The Domino's Tracker, introduced in 2008, was the first real-time order transparency tool in QSR. Its psychological effect on customer satisfaction — reducing perceived wait time anxiety — translated directly into measurable increases in repeat order rates. The company's proprietary GPS delivery tracking system, launched in 2019, extended this transparency to real-time driver location monitoring, further reducing customer churn from delivery dissatisfaction.
**Carryout as a Structural Growth Lever**
Domino's has increasingly positioned carryout as a distinct business line rather than a secondary channel. The Domino's Carside Delivery and dedicated carryout promotions have driven carryout mix to over 40% of total orders in the U.S. in recent years. This matters for the business model because carryout orders carry no delivery cost — no driver labor, no fuel expense, no insurance overhead — making them structurally higher-margin at the franchisee level.
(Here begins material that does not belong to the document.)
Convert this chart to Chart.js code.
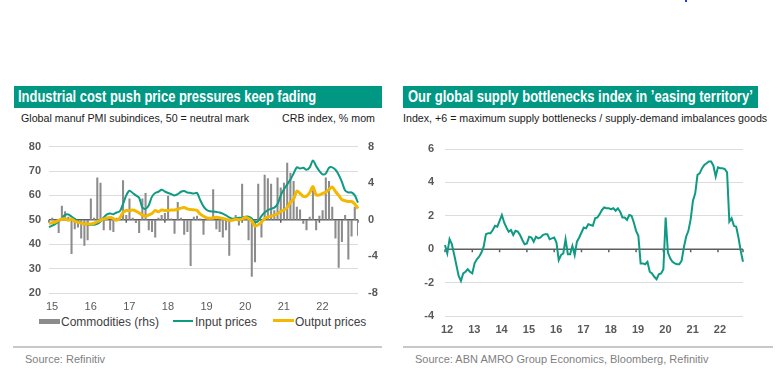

Encouraging carryout adoption is therefore directly accretive to franchisee profitability, which feeds back into franchisee investment appetite for additional units and system expansion.
**Fortressing — Density as Business Model Strategy**
The Fortressing strategy, executed aggressively from 2017 onward, involves splitting existing delivery territories to add new store locations in already-served markets. The business model logic is straightforward: smaller delivery radiuses mean faster delivery times, which increase order frequency and customer satisfaction scores. More store locations also increase carryout accessibility, capturing customers who might otherwise choose a competitor with a more convenient physical presence. While franchisee resistance was initially significant, the data has consistently shown that Fortressed markets outperform non-Fortressed markets on both delivery speed metrics and total sales velocity.
**International Master Franchise Model**
Internationally, Domino's primarily operates through master franchise agreements — large regional operators who hold the rights to develop and sub-franchise Domino's locations within a defined territory. Jubilant FoodWorks in India, Alsea in Mexico, and Domino's Pizza Enterprises in Australia are examples of master franchisees that have built substantial independent businesses on the Domino's platform. This model allows rapid international expansion without proportional corporate overhead investment, while generating royalty income on system sales across diverse geographies. The trade-off is reduced direct control over brand standards and customer experience, which Domino's manages through franchise agreements, training systems, and periodic audits.